* _EXERCISE_:
Repeat every line of the material, character for character.
---*---
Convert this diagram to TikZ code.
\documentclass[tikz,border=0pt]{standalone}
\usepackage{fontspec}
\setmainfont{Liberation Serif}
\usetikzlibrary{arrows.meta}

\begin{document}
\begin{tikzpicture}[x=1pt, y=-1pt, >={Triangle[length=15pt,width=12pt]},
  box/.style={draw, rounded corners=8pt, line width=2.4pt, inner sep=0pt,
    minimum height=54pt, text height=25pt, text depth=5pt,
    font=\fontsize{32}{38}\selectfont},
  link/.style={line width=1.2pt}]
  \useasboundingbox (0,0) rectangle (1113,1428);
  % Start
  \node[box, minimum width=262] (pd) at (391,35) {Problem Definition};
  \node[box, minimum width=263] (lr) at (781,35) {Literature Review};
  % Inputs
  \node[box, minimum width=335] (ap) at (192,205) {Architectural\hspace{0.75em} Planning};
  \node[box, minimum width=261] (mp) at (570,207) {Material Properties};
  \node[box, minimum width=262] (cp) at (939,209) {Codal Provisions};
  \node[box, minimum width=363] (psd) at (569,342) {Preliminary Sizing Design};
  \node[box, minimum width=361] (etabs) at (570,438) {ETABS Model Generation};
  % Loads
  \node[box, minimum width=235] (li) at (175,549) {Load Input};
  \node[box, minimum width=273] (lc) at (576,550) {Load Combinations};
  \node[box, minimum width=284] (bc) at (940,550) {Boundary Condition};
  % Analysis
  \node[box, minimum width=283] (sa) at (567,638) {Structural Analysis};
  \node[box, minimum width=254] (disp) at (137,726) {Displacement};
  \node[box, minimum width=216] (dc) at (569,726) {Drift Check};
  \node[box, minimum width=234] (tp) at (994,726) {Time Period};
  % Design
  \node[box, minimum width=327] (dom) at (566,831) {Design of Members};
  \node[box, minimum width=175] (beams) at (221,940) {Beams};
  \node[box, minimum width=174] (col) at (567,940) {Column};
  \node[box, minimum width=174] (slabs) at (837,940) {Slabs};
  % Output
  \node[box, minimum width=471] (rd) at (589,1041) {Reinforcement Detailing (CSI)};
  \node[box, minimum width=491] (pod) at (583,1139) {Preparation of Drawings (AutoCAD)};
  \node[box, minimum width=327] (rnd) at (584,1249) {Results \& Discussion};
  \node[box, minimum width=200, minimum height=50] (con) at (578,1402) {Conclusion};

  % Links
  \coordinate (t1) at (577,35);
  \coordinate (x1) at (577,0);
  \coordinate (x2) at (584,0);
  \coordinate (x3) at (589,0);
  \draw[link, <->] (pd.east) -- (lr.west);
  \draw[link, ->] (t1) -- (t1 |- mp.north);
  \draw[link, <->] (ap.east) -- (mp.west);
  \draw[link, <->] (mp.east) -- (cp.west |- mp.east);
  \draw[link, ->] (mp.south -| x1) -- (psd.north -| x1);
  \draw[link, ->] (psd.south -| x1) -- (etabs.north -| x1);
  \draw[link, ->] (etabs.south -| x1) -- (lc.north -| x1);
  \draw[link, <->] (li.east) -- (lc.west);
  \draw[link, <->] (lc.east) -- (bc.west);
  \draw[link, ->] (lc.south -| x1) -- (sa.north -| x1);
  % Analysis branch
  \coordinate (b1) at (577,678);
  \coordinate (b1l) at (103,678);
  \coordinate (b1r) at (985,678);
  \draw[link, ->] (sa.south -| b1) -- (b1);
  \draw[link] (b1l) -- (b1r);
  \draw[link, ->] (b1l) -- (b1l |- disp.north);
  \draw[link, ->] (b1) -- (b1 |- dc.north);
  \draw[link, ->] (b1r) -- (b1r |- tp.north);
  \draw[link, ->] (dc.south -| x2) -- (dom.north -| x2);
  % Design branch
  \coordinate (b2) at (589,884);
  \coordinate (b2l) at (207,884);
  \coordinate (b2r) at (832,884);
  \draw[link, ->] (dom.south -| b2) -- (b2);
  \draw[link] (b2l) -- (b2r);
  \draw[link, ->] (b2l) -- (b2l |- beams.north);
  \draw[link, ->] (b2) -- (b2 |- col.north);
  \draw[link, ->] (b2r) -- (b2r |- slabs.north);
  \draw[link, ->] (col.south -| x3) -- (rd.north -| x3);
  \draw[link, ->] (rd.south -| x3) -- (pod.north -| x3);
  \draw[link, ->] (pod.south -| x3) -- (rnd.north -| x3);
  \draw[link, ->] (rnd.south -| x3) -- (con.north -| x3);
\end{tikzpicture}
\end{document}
---*---
* _RESULT OF THIS EXERCISE_:
Convert this diagram to TikZ code.
\documentclass[tikz,border=0pt]{standalone}
\usepackage{fontspec}
\setmainfont{Liberation Serif}
\usetikzlibrary{arrows.meta}

\begin{document}
\begin{tikzpicture}[x=1pt, y=-1pt, >={Triangle[length=15pt,width=12pt]},
  box/.style={draw, rounded corners=8pt, line width=2.4pt, inner sep=0pt,
    minimum height=54pt, text height=25pt, text depth=5pt,
    font=\fontsize{32}{38}\selectfont},
  link/.style={line width=1.2pt}]
  \useasboundingbox (0,0) rectangle (1113,1428);
  % Start
  \node[box, minimum width=262] (pd) at (391,35) {Problem Definition};
  \node[box, minimum width=263] (lr) at (781,35) {Literature Review};
  % Inputs
  \node[box, minimum width=335] (ap) at (192,205) {Architectural\hspace{0.75em} Planning};
  \node[box, minimum width=261] (mp) at (570,207) {Material Properties};
  \node[box, minimum width=262] (cp) at (939,209) {Codal Provisions};
  \node[box, minimum width=363] (psd) at (569,342) {Preliminary Sizing Design};
  \node[box, minimum width=361] (etabs) at (570,438) {ETABS Model Generation};
  % Loads
  \node[box, minimum width=235] (li) at (175,549) {Load Input};
  \node[box, minimum width=273] (lc) at (576,550) {Load Combinations};
  \node[box, minimum width=284] (bc) at (940,550) {Boundary Condition};
  % Analysis
  \node[box, minimum width=283] (sa) at (567,638) {Structural Analysis};
  \node[box, minimum width=254] (disp) at (137,726) {Displacement};
  \node[box, minimum width=216] (dc) at (569,726) {Drift Check};
  \node[box, minimum width=234] (tp) at (994,726) {Time Period};
  % Design
  \node[box, minimum width=327] (dom) at (566,831) {Design of Members};
  \node[box, minimum width=175] (beams) at (221,940) {Beams};
  \node[box, minimum width=174] (col) at (567,940) {Column};
  \node[box, minimum width=174] (slabs) at (837,940) {Slabs};
  % Output
  \node[box, minimum width=471] (rd) at (589,1041) {Reinforcement Detailing (CSI)};
  \node[box, minimum width=491] (pod) at (583,1139) {Preparation of Drawings (AutoCAD)};
  \node[box, minimum width=327] (rnd) at (584,1249) {Results \& Discussion};
  \node[box, minimum width=200, minimum height=50] (con) at (578,1402) {Conclusion};

  % Links
  \coordinate (t1) at (577,35);
  \coordinate (x1) at (577,0);
  \coordinate (x2) at (584,0);
  \coordinate (x3) at (589,0);
  \draw[link, <->] (pd.east) -- (lr.west);
  \draw[link, ->] (t1) -- (t1 |- mp.north);
  \draw[link, <->] (ap.east) -- (mp.west);
  \draw[link, <->] (mp.east) -- (cp.west |- mp.east);
  \draw[link, ->] (mp.south -| x1) -- (psd.north -| x1);
  \draw[link, ->] (psd.south -| x1) -- (etabs.north -| x1);
  \draw[link, ->] (etabs.south -| x1) -- (lc.north -| x1);
  \draw[link, <->] (li.east) -- (lc.west);
  \draw[link, <->] (lc.east) -- (bc.west);
  \draw[link, ->] (lc.south -| x1) -- (sa.north -| x1);
  % Analysis branch
  \coordinate (b1) at (577,678);
  \coordinate (b1l) at (103,678);
  \coordinate (b1r) at (985,678);
  \draw[link, ->] (sa.south -| b1) -- (b1);
  \draw[link] (b1l) -- (b1r);
  \draw[link, ->] (b1l) -- (b1l |- disp.north);
  \draw[link, ->] (b1) -- (b1 |- dc.north);
  \draw[link, ->] (b1r) -- (b1r |- tp.north);
  \draw[link, ->] (dc.south -| x2) -- (dom.north -| x2);
  % Design branch
  \coordinate (b2) at (589,884);
  \coordinate (b2l) at (207,884);
  \coordinate (b2r) at (832,884);
  \draw[link, ->] (dom.south -| b2) -- (b2);
  \draw[link] (b2l) -- (b2r);
  \draw[link, ->] (b2l) -- (b2l |- beams.north);
  \draw[link, ->] (b2) -- (b2 |- col.north);
  \draw[link, ->] (b2r) -- (b2r |- slabs.north);
  \draw[link, ->] (col.south -| x3) -- (rd.north -| x3);
  \draw[link, ->] (rd.south -| x3) -- (pod.north -| x3);
  \draw[link, ->] (pod.south -| x3) -- (rnd.north -| x3);
  \draw[link, ->] (rnd.south -| x3) -- (con.north -| x3);
\end{tikzpicture}
\end{document}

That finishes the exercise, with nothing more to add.